Keep in mind that laptops have a lot of kludgy hardware work-arounds to save space and power. The 80x86 design is kludgy to begin with, and with laptops the shortcomings of the basic Wintel PC design are exacerbated. Many of the more aggravating kludges involve video, but serial comms can get nasty as well.
Serial ports in the 80x86 design use what's known as cascading interrupts, which means a master, usually IRQ 2, actually serves as a conduit (so to speak) for an additional 8 interrupts (the slave). This can mean any interrupt above 7 can potentially interfere with IRQ2. If your motherboard is poorly engineered, IRQ2 can even
interfere with IRQ3, which are usually the two interrupts used for serial comms. USB further complicates matters, because for the 12-18 months or so of its existence, the USB spec had gray areas in it and some of the USB hardware on the market was buggy, even with normally well-engineered brands such as IBM and Compaq.
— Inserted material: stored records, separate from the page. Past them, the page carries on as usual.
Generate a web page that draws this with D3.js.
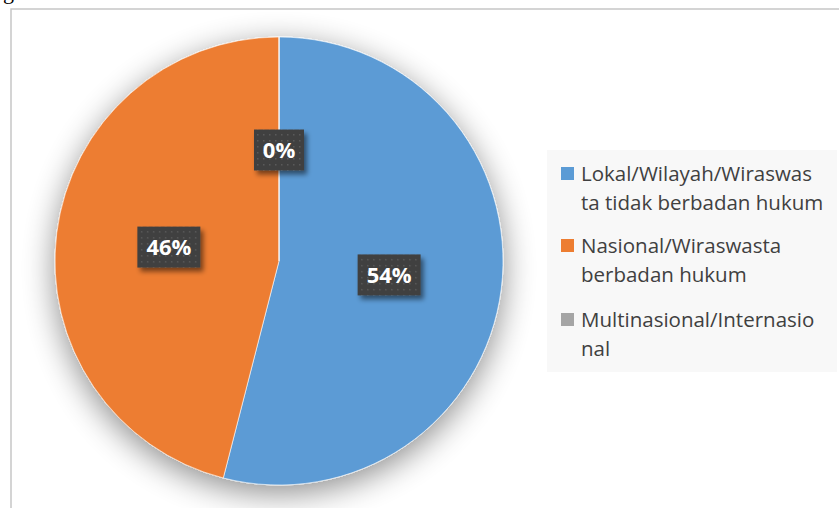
<!DOCTYPE html>
<html>
<head>
<meta charset="utf-8">
<script src="https://cdn.jsdelivr.net/npm/d3@7"></script>
<style>
  body { margin: 0; background: #fff; }
  svg { display: block; }
</style>
</head>
<body>
<svg width="839" height="508"></svg>
<script>
const categories = ["Lokal/Wilayah/Wiraswasta tidak berbadan hukum", "Nasional/Wiraswasta berbadan hukum", "Multinasional/Internasional"];
const legendLines = [["Lokal/Wilayah/Wiraswas", "ta tidak berbadan hukum"], ["Nasional/Wiraswasta", "berbadan hukum"], ["Multinasional/Internasio", "nal"]];
const values = [54, 46, 0];
const colors = ["#5b9bd5", "#ed7d31", "#a5a5a5"];

var svg = d3.select("svg");
var cx = 279, cy = 261, radius = 224;

var defs = svg.append("defs");

// soft shadow around the pie
var sh = defs.append("filter").attr("id", "pieShadow")
    .attr("x", "-30%").attr("y", "-30%").attr("width", "160%").attr("height", "160%");
sh.append("feGaussianBlur").attr("in", "SourceAlpha").attr("stdDeviation", 16);
sh.append("feOffset").attr("dx", 0).attr("dy", 8).attr("result", "b");
sh.append("feComponentTransfer").append("feFuncA").attr("type", "linear").attr("slope", 0.45);
var m = sh.append("feMerge");
m.append("feMergeNode");
m.append("feMergeNode").attr("in", "SourceGraphic");

// shadow for label boxes
var ls = defs.append("filter").attr("id", "labShadow")
    .attr("x", "-30%").attr("y", "-30%").attr("width", "160%").attr("height", "160%");
ls.append("feGaussianBlur").attr("in", "SourceAlpha").attr("stdDeviation", 2.5);
ls.append("feOffset").attr("dx", 3).attr("dy", 4);
ls.append("feComponentTransfer").append("feFuncA").attr("type", "linear").attr("slope", 0.5);
var m2 = ls.append("feMerge");
m2.append("feMergeNode");
m2.append("feMergeNode").attr("in", "SourceGraphic");

// dotted pattern on label boxes
var pat = defs.append("pattern").attr("id", "dots")
    .attr("width", 6).attr("height", 6).attr("patternUnits", "userSpaceOnUse");
pat.append("rect").attr("width", 6).attr("height", 6).attr("fill", "#404040");
pat.append("rect").attr("x", 2).attr("y", 2).attr("width", 1.5).attr("height", 1.5).attr("fill", "#5a5a5a");

// partial text from the page above
svg.append("text").attr("x", 3).attr("y", -1)
    .style("font-family", "Liberation Serif").style("font-size", "22px").text("g");

// chart frame
svg.append("rect").attr("x", 11).attr("y", 9).attr("width", 860).attr("height", 520)
    .attr("fill", "#fff").attr("stroke", "#c6c6c6").attr("stroke-width", 1.5);

var pie = d3.pie().sort(null).value(d => d);
var arc = d3.arc().innerRadius(0).outerRadius(radius);
var arcs = pie(values);

var g = svg.append("g").attr("transform", "translate(" + cx + "," + cy + ")");

g.append("g").attr("filter", "url(#pieShadow)")
  .selectAll("path")
  .data(arcs)
  .enter()
  .append("path")
  .attr("d", arc)
  .attr("fill", (d, i) => colors[i])
  .attr("stroke", "#fff")
  .attr("stroke-width", 0.6);

// labels
var total = d3.sum(values);
var labArc = d3.arc().innerRadius(0).outerRadius(radius - 2);
var labs = g.selectAll("g.lab")
  .data(arcs)
  .enter()
  .append("g")
  .attr("class", "lab")
  .attr("transform", d => "translate(" + labArc.centroid(d) + ")");

labs.each(function (d) {
  var t = Math.round(d.value / total * 100) + "%";
  var w = t.length === 2 ? 50 : 63;
  var s = d3.select(this);
  s.append("rect").attr("x", -w / 2).attr("y", -20.5).attr("width", w).attr("height", 41)
    .attr("fill", "url(#dots)").attr("filter", "url(#labShadow)");
  s.append("text").attr("text-anchor", "middle").attr("y", 8)
    .attr("fill", "#fff")
    .style("font-family", "Open Sans").style("font-weight", "bold").style("font-size", "22px")
    .text(t);
});

// legend
var lg = svg.append("g");
lg.append("rect").attr("x", 547).attr("y", 150).attr("width", 290).attr("height", 222).attr("fill", "#f8f8f8");
var baseY = [181, 253, 327];
legendLines.forEach(function (lines, i) {
  lg.append("rect").attr("x", 561).attr("y", baseY[i] - 14).attr("width", 13).attr("height", 13).attr("fill", colors[i]);
  lines.forEach(function (ln, j) {
    lg.append("text").attr("x", 581).attr("y", baseY[i] + j * 29)
      .attr("fill", "#404040")
      .style("font-family", "Open Sans").style("font-size", "20.5px")
      .text(ln);
  });
});
</script>
</body>
</html>
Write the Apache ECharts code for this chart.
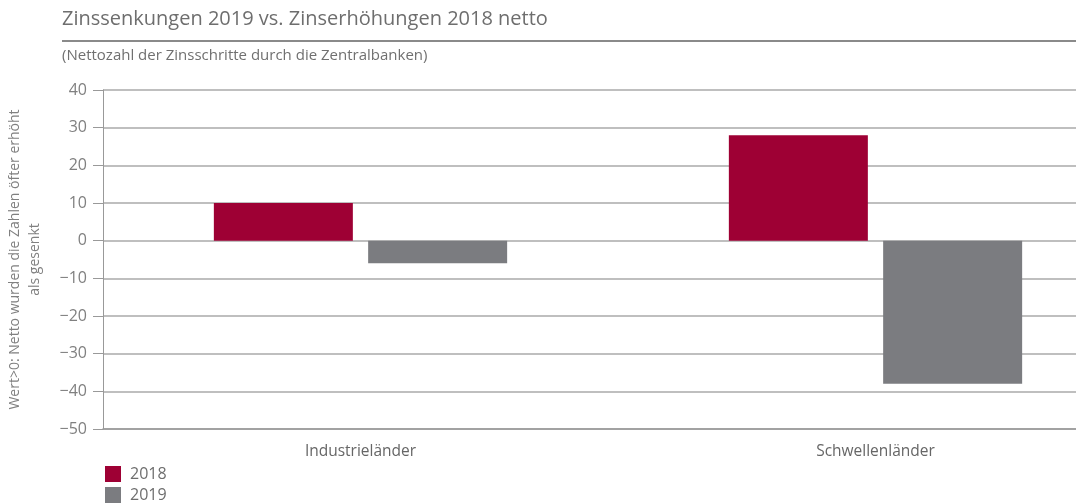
<!DOCTYPE html>
<html>
<head>
<meta charset="utf-8">
<script src="https://cdn.jsdelivr.net/npm/echarts@6/dist/echarts.min.js"></script>
<style>
  html, body { margin: 0; padding: 0; background: #fff; }
  #chart { width: 1076px; height: 504px; }
</style>
</head>
<body>
<div id="chart"></div>
<script>
  // Nettozahl der Zinsschritte
  const categories = ['Industrieländer', 'Schwellenländer']
  const values2018 = [10, 28]
  const values2019 = [-6, -38]
  const yTicks = { min: -50, max: 40, interval: 10 }

  const font = '"Open Sans", Lato, sans-serif'
  let chart = echarts.init(document.getElementById('chart'))

  let options = {
    animation: false,
    textStyle: { fontFamily: font },
    title: [
      {
        text: 'Zinssenkungen 2019 vs. Zinserhöhungen 2018 netto',
        left: 62,
        top: 9,
        padding: 0,
        textStyle: { fontSize: 20, fontWeight: 'normal', color: '#6e6e6e', fontFamily: font }
      },
      {
        text: '(Nettozahl der Zinsschritte durch die Zentralbanken)',
        left: 62,
        top: 48,
        padding: 0,
        textStyle: { fontSize: 15, fontWeight: 'normal', color: '#707070', fontFamily: font }
      }
    ],
    graphic: [
      {
        type: 'line',
        shape: { x1: 62, y1: 41, x2: 1076, y2: 41 },
        style: { stroke: '#8a8a8a', lineWidth: 2 }
      }
    ],
    legend: {
      orient: 'vertical',
      left: 105,
      top: 466,
      padding: 0,
      itemWidth: 16,
      itemHeight: 16,
      itemGap: 5,
      icon: 'rect',
      textStyle: { fontSize: 16, color: '#6e6e6e', padding: [0, 0, 0, 4] },
      data: ['2018', '2019']
    },
    grid: {
      left: 103,
      top: 90,
      width: 1030,
      height: 339,
      outerBoundsMode: 'none'
    },
    xAxis: {
      type: 'category',
      data: categories,
      axisLine: { onZero: false, lineStyle: { color: '#999', width: 1.5 } },
      axisTick: { show: false },
      axisLabel: { fontSize: 15.5, color: '#666', margin: 15 }
    },
    yAxis: {
      type: 'value',
      min: yTicks.min,
      max: yTicks.max,
      interval: yTicks.interval,
      name: 'Wert>0: Netto wurden die Zahlen öfter erhöht\nals gesenkt',
      nameLocation: 'middle',
      nameGap: 58,
      nameTextStyle: { fontSize: 14, color: '#808080', lineHeight: 20 },
      axisLine: { show: true, lineStyle: { color: '#999', width: 1 } },
      axisTick: { show: true, length: 10, lineStyle: { color: '#999' } },
      axisLabel: {
        fontSize: 16,
        color: '#808080',
        margin: 16,
        formatter: function (v) {
          return String(v).replace('-', '\u2212')
        }
      },
      splitLine: { lineStyle: { color: '#aaa', width: 1.5 } }
    },
    series: [
      {
        name: '2018',
        type: 'bar',
        barWidth: 139,
        barGap: '11%',
        itemStyle: { color: '#9e0034' },
        data: values2018
      },
      {
        name: '2019',
        type: 'bar',
        barWidth: 139,
        barGap: '11%',
        itemStyle: { color: '#7b7c80' },
        data: values2019
      }
    ]
  }
  chart.setOption(options)
</script>
</body>
</html>
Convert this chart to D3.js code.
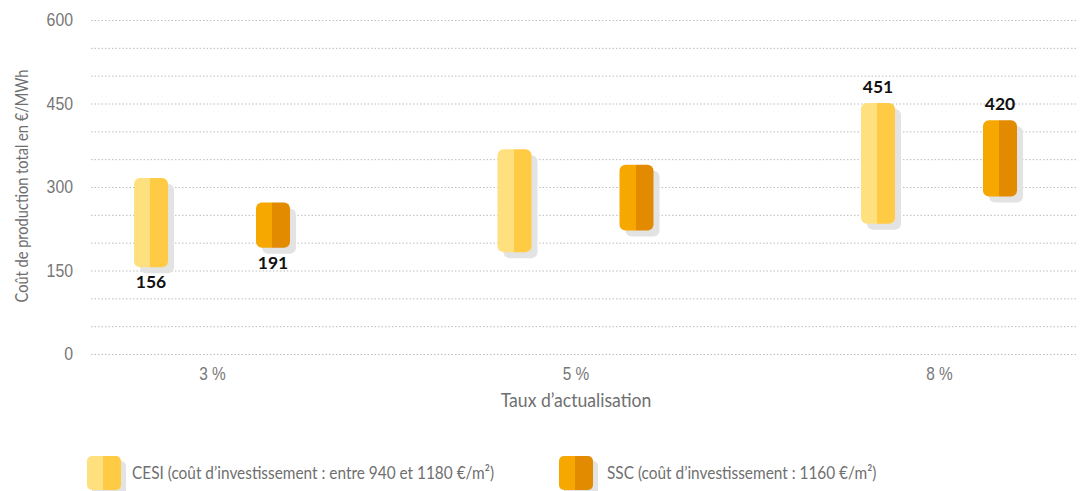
<!DOCTYPE html>
<html lang="fr">
<head>
<meta charset="utf-8">
<script src="https://cdn.jsdelivr.net/npm/d3@7"></script>
<style>
  html, body { margin: 0; padding: 0; background: #ffffff; }
  svg { display: block; font-family: Lato, "Noto Sans", sans-serif; }
</style>
</head>
<body>
<svg id="chart" width="1081" height="491"></svg>
<script>
// Discount rates (x categories)
const categories = ["3 %", "5 %", "8 %"];

// Series names
const seriesNames = ["CESI", "SSC"];
const legendLabels = [
  "CESI (coût d’investissement : entre 940 et 1180 €/m²)",
  "SSC (coût d’investissement : 1160 €/m²)"
];

// Production cost ranges, €/MWh (low / high end per discount rate)
const cesiLow  = [156, 183, 234];
const cesiHigh = [316, 368, 451];
const sscLow   = [191, 222, 283];
const sscHigh  = [272, 340, 420];

// Y axis ticks
const yTicks = [0, 150, 300, 450, 600];
const gridValues = d3.range(0, 601, 50);

// Value labels shown on the chart: [series index, category index, which end]
const valueLabels = [
  [0, 0, "low"],
  [1, 0, "low"],
  [0, 2, "high"],
  [1, 2, "high"]
];

const palette = {
  CESI: ["#ffe07e", "#ffcb45"],
  SSC:  ["#f6a700", "#e28b00"]
};

const rows = [];
categories.forEach((c, i) => {
  rows.push({ cat: c, series: "CESI", low: cesiLow[i],  high: cesiHigh[i] });
  rows.push({ cat: c, series: "SSC",  low: sscLow[i],   high: sscHigh[i] });
});

const svg = d3.select("#chart");
const defs = svg.append("defs");

// Narrow the regular-weight text horizontally
const sx = 0.88;
const narrow = `scale(${sx},1)`;

// Two-tone fill: lighter left half, darker right half
seriesNames.forEach(s => {
  const g = defs.append("linearGradient")
    .attr("id", "fill-" + s)
    .attr("x1", "0").attr("x2", "1").attr("y1", "0").attr("y2", "0");
  g.append("stop").attr("offset", "0").attr("stop-color", palette[s][0]);
  g.append("stop").attr("offset", "0.48").attr("stop-color", palette[s][0]);
  g.append("stop").attr("offset", "0.48").attr("stop-color", palette[s][1]);
  g.append("stop").attr("offset", "1").attr("stop-color", palette[s][1]);
});

const plotLeft = 91, plotRight = 1078;
const y = d3.scaleLinear().domain([0, 600]).range([354, 20]);
const x = d3.scalePoint().domain(categories).range([212, 939]);
const xSub = d3.scalePoint().domain(seriesNames).range([-61, 61]);
const barW = 34, radius = 6, shadowDx = 6, shadowDy = 6;

// Dotted horizontal grid
svg.append("g")
  .selectAll("line")
  .data(gridValues)
  .join("line")
  .attr("x1", plotLeft).attr("x2", plotRight)
  .attr("y1", d => y(d) + 0.5).attr("y2", d => y(d) + 0.5)
  .attr("stroke", "#bdbdbd")
  .attr("stroke-width", 1)
  .attr("stroke-dasharray", "1.5,2");

// Y axis labels
const yAxis = svg.append("g")
  .attr("transform", `translate(${plotLeft},0)`)
  .call(d3.axisLeft(y).tickValues(yTicks).tickSize(0).tickPadding(18).tickFormat(d3.format("d")));
yAxis.select(".domain").remove();
yAxis.selectAll("text")
  .attr("x", -18 / sx)
  .attr("transform", narrow)
  .attr("fill", "#777")
  .style("font-size", "18px")
  .style("font-family", null);

// X axis labels
const xAxis = svg.append("g")
  .attr("transform", `translate(0,${y(0)})`)
  .call(d3.axisBottom(x).tickSize(0).tickPadding(14));
xAxis.select(".domain").remove();
xAxis.selectAll("text")
  .attr("transform", narrow)
  .attr("fill", "#777")
  .style("font-size", "17.5px")
  .style("font-family", null);

// Axis titles
svg.append("text")
  .attr("transform", `translate(28,186) rotate(-90) ${narrow}`)
  .attr("text-anchor", "middle")
  .attr("fill", "#6f6f6f")
  .style("font-size", "16.6px")
  .text("Coût de production total en €/MWh");

svg.append("text")
  .attr("transform", `translate(576,407) ${narrow}`)
  .attr("text-anchor", "middle")
  .attr("fill", "#6f6f6f")
  .style("font-size", "20px")
  .text("Taux d’actualisation");

// Range bars with drop shadow
const bars = svg.append("g");
const barX = d => x(d.cat) + xSub(d.series) - barW / 2;

bars.selectAll("rect.shadow")
  .data(rows)
  .join("rect")
  .attr("class", "shadow")
  .attr("x", d => barX(d) + shadowDx)
  .attr("y", d => y(d.high) + shadowDy)
  .attr("width", barW)
  .attr("height", d => y(d.low) - y(d.high))
  .attr("rx", radius)
  .attr("fill", "#e3e3e3");

bars.selectAll("rect.bar")
  .data(rows)
  .join("rect")
  .attr("class", "bar")
  .attr("x", d => barX(d))
  .attr("y", d => y(d.high))
  .attr("width", barW)
  .attr("height", d => y(d.low) - y(d.high))
  .attr("rx", radius)
  .attr("fill", d => `url(#fill-${d.series})`);

// Value labels at the ends of selected bars
svg.append("g")
  .selectAll("text")
  .data(valueLabels)
  .join("text")
  .attr("x", ([s, c]) => x(categories[c]) + xSub(seriesNames[s]))
  .attr("y", ([s, c, end]) => {
    const r = rows[c * 2 + s];
    return end === "low" ? y(r.low) + 21 : y(r.high) - 10;
  })
  .attr("text-anchor", "middle")
  .attr("fill", "#111")
  .style("font-size", "17.5px")
  .style("font-weight", "700")
  .text(([s, c, end]) => {
    const r = rows[c * 2 + s];
    return end === "low" ? r.low : r.high;
  });

// Legend
const legendX = [87, 559];
const legendTextX = [132, 607];
const legend = svg.append("g")
  .selectAll("g")
  .data(seriesNames)
  .join("g")
  .attr("transform", (d, i) => `translate(${legendX[i]},456)`);

legend.append("rect")
  .attr("x", 5).attr("y", 5)
  .attr("width", 34).attr("height", 34)
  .attr("rx", 5)
  .attr("fill", "#e3e3e3");
legend.append("rect")
  .attr("width", 34).attr("height", 34)
  .attr("rx", 5)
  .attr("fill", d => `url(#fill-${d})`);
legend.append("text")
  .attr("transform", (d, i) => `translate(${legendTextX[i] - legendX[i]},23) ${narrow}`)
  .attr("fill", "#6f6f6f")
  .style("font-size", "17.5px")
  .text((d, i) => legendLabels[i]);
</script>
</body>
</html>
Imagine a wall outlet (AC power) with 8 plugs. Then some bonehead comes along and plugs a power strip with 8 additional outlets into plug #2. That's the basic idea behind cascading interrupts, and it's rife with problems.
In general, problems of this nature usually cause interference between COM1 and COM3, and between COM2 and COM4. What I would suggest is as follows:
1. Uninstall your USB serial device drivers.
2. Disable the device currently occupying COM2, which will be either your modem or your infrared port.
3. Re-install your USB serial driver, which will hopefully grab COM2, leaving you with timer data IN on COM1 and GAZ data OUT on COM2.
If you can get your two devices working as COM1 and COM2, or COM3 and COM4, that will eliminate the problem of a cascade-induced disruption.
The Fred's suggestion to use a serial comm PCMCIA card rather than USB is also a very good one. I'm not a big fan of USB in general, especially under some of the more unstable flavors of Windows such as 95, 98 and Millenium. Under Win2000, USB seems a bit more solid. USB is not supported under NT.